The History Of Nursing Homes
Nursing and care homes are big business these days, with people living longer than ever before and the number of elderly people requiring care increasing year on year, but the modern idea of care within an institution bears very little resemblance to the humble beginnings of nursing homes.
In the 1800s, if you needed care from something like a nursing home history shows that you were unlikely to get any help. However, in 1834, the government brought in a new Act of Parliament that completely overhauled the existing law governing the poverty relief system. The idea was far removed from anything that would be considered acceptable in this day and age, with the provision of workhouses for those who could not support themselves due to age, infirmity or simply lack of work. With no real welfare state, the workhouse was a last resort, designed to be a place that no one would choose to go to unless desperate. By 1905, a Royal Commission recognised that workhouses were unsuitable for the widely differing residents’ needs, but it wasn’t until 1930 that the system was officially abolished.
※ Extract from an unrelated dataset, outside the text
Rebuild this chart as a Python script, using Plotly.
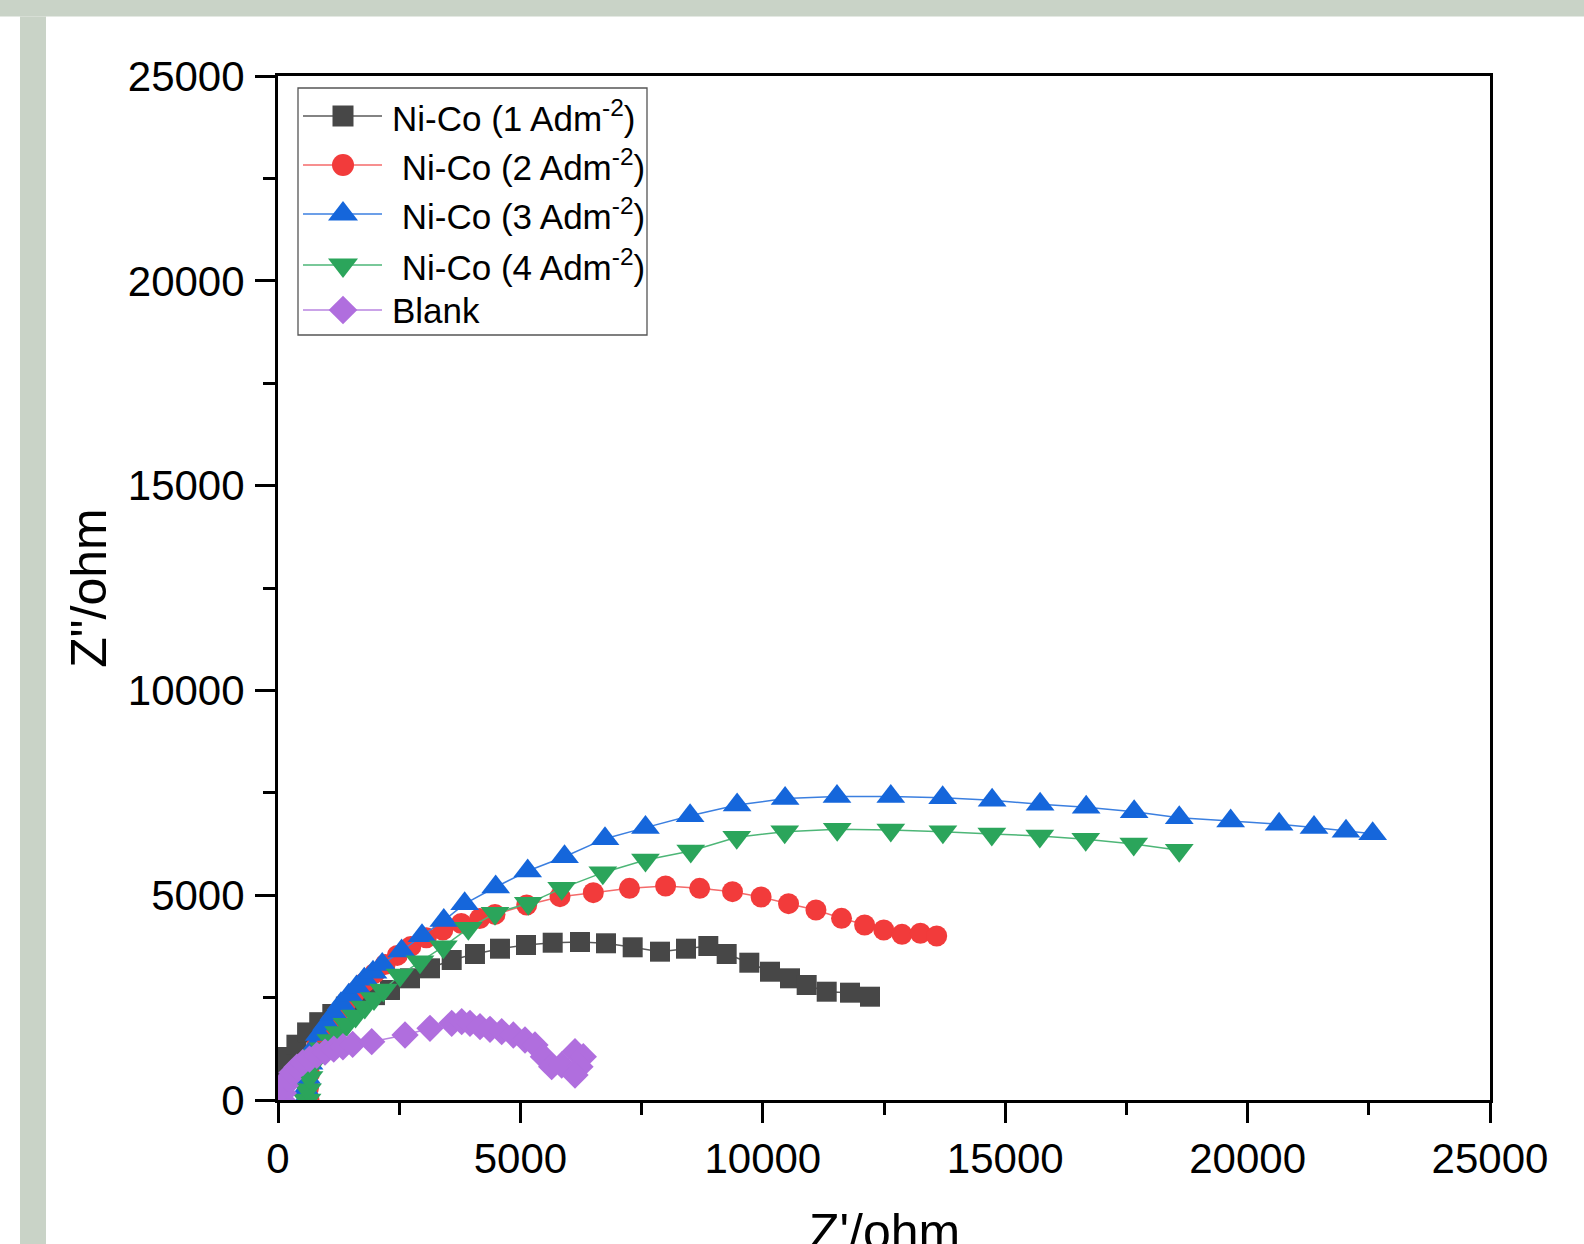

By 1948, most of the remaining workhouses had been converted into “old folks’ homes” that were run by local authorities.
Private Nursing Care
In the first quarter of the 1900s, the wealthy tended to have their elderly relatives cared for within the family home, with private nurses taking on care duties. Things began to change in the 1920s, with an increasing number of people being looked after in convalescent and nursing homes. Despite this increase in numbers (from around 26,000 patients in 1921 to around 55,000 a decade later), the care received was usually low-quality and quite basic. In the decades following, the standard of care improved steadily, with services such as central heating, single-occupancy bedrooms and en-suite toilet facilities becoming mandatory.
During the 1980s, another shift in care took place, with a steady increase in private nursing homes that took over the provision of care for the elderly from the public sector. The change in the provision of care from public to private sector looks set to continue, with around 85% of care being private by the end of the 20th century as compared to just 18% in the 80s.
Modern Nursing Home Care
Care homes in England today, whether public or private, are regulated by the Care Quality Commission, which ensures that care homes are inspected at least every three years. Scotland, Northern Ireland and Wales also have their own commissions that are responsible for the oversight of care. These regulatory bodies help to ensure that a minimum standard of care is met and that complaints about care within nursing homes can be investigated and dealt with if necessary. Funding in most cases comes from a combination of personal contribution and council payments to ‘top up’ the amount to cover the private fees where there is not enough available from the estate of the person requiring the care. From very humble beginnings, the industry is now huge and very efficient, with every effort made to ensure the well-being and dignity of those vulnerable members of society who are in need of care.